_GIVEN MATERIAL_
— Start —

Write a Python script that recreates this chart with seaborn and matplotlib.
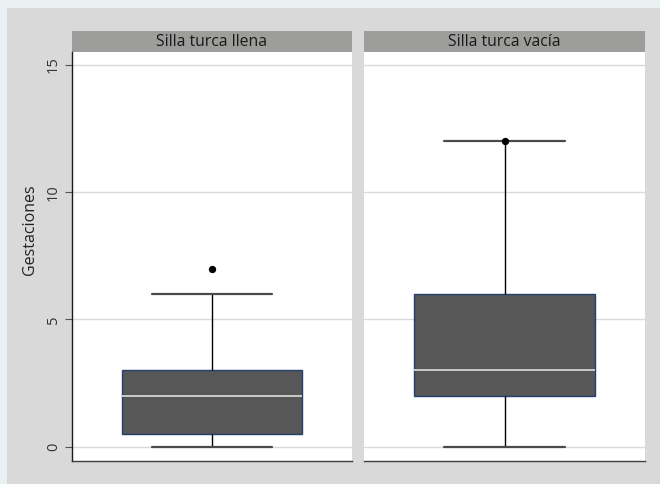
import matplotlib
matplotlib.use("Agg")
import matplotlib.pyplot as plt
from matplotlib.patches import Rectangle
import numpy as np
import pandas as pd
import seaborn as sns

# Number of gestations per patient, by sella turcica group
grupos = ["Silla turca llena", "Silla turca vacía"]
gest_llena = [0, 0, 0, 1, 1, 2, 2, 3, 3, 6, 7]
gest_vacia = [0, 1, 2, 2, 3, 4, 6, 9, 12]
# Values flagged as atypical (marked with a dot)
atipicos_llena = [7]
atipicos_vacia = [12]
yticks = [0, 5, 10, 15]
ylabel = "Gestaciones"

df = pd.DataFrame({
    "grupo": [grupos[0]] * len(gest_llena) + [grupos[1]] * len(gest_vacia),
    "gestaciones": gest_llena + gest_vacia,
})
atip = pd.DataFrame({
    "grupo": [grupos[0]] * len(atipicos_llena) + [grupos[1]] * len(atipicos_vacia),
    "gestaciones": atipicos_llena + atipicos_vacia,
})

sns.set_theme(style="white")
plt.rcParams["font.family"] = ["Open Sans", "DejaVu Sans"]

W, H = 660, 484
fig = plt.figure(figsize=(W / 100, H / 100), dpi=100)
fig.patch.set_facecolor("#eaf1f2")
fig.patches.append(Rectangle((7 / W, 0), 1, 1 - 8 / H, transform=fig.transFigure,
                             facecolor="#d9d9d9", edgecolor="none", zorder=-10))

bottom = (H - 461) / H
height = (461 - 52) / H
ax_pos = [(72 / W, bottom, 280 / W, height), (364 / W, bottom, 281 / W, height)]

for i, (g, pos) in enumerate(zip(grupos, ax_pos)):
    ax = fig.add_axes(pos)
    ax.set_facecolor("white")
    sub = df[df["grupo"] == g]
    sns.boxplot(
        data=sub, x="grupo", y="gestaciones", ax=ax, width=0.643,
        showfliers=False, color="#575757", capwidths=0.43,
        boxprops=dict(facecolor="#575757", edgecolor="#23406f", linewidth=1.0),
        medianprops=dict(color="#d4d4d4", linewidth=1.3),
        whiskerprops=dict(color="black", linewidth=1.0),
        capprops=dict(color="#4a4a4a", linewidth=1.6),
    )
    sub_a = atip[atip["grupo"] == g]
    sns.scatterplot(data=sub_a, x="grupo", y="gestaciones", ax=ax,
                    color="black", s=28, linewidth=0, zorder=5)
    ax.set_xlim(-0.5, 0.5)
    ax.set_ylim(-0.56, 15.51)
    ax.set_yticks(yticks)
    ax.yaxis.grid(True, color="#d9d9d9", linewidth=1.0)
    ax.set_axisbelow(True)
    ax.set_xticks([])
    ax.set_xlabel("")
    for s in ["top", "right"]:
        ax.spines[s].set_visible(False)
    ax.spines["bottom"].set_color("#3c3c3c")
    ax.spines["bottom"].set_linewidth(1.0)
    if i == 0:
        ax.spines["left"].set_color("#1a1a1a")
        ax.spines["left"].set_linewidth(1.0)
        ax.tick_params(axis="y", left=True, length=5, width=0.8, color="#555555",
                       labelsize=10.5, labelcolor="#333333", pad=3)
        for lab in ax.get_yticklabels():
            lab.set_rotation(90)
            lab.set_va("center")
        ax.set_ylabel(ylabel, fontsize=11.5, color="#222222")
        ax.yaxis.set_label_coords(-34 / 280, (461 - 230) / (461 - 52))
    else:
        ax.spines["left"].set_visible(False)
        ax.tick_params(axis="y", left=False, labelleft=False)
        ax.set_ylabel("")
    # panel header strip
    ax.add_patch(Rectangle((0, 1.0), 1, 21 / (461 - 52), transform=ax.transAxes,
                           facecolor="#9d9d9b", edgecolor="none", clip_on=False))
    ax.text(0.5, 1.0 + 10.5 / (461 - 52), g, transform=ax.transAxes,
            ha="center", va="center", fontsize=11.3, color="#1a1a1a")

fig.savefig("out.png", dpi=100, facecolor=fig.get_facecolor())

— End —

_TASK TO CARRY OUT_
Search the material above for "seaborn". Pull out each line where it shows up.

_IN RESPONSE_
Write a Python script that recreates this chart with seaborn and matplotlib.
import seaborn as sns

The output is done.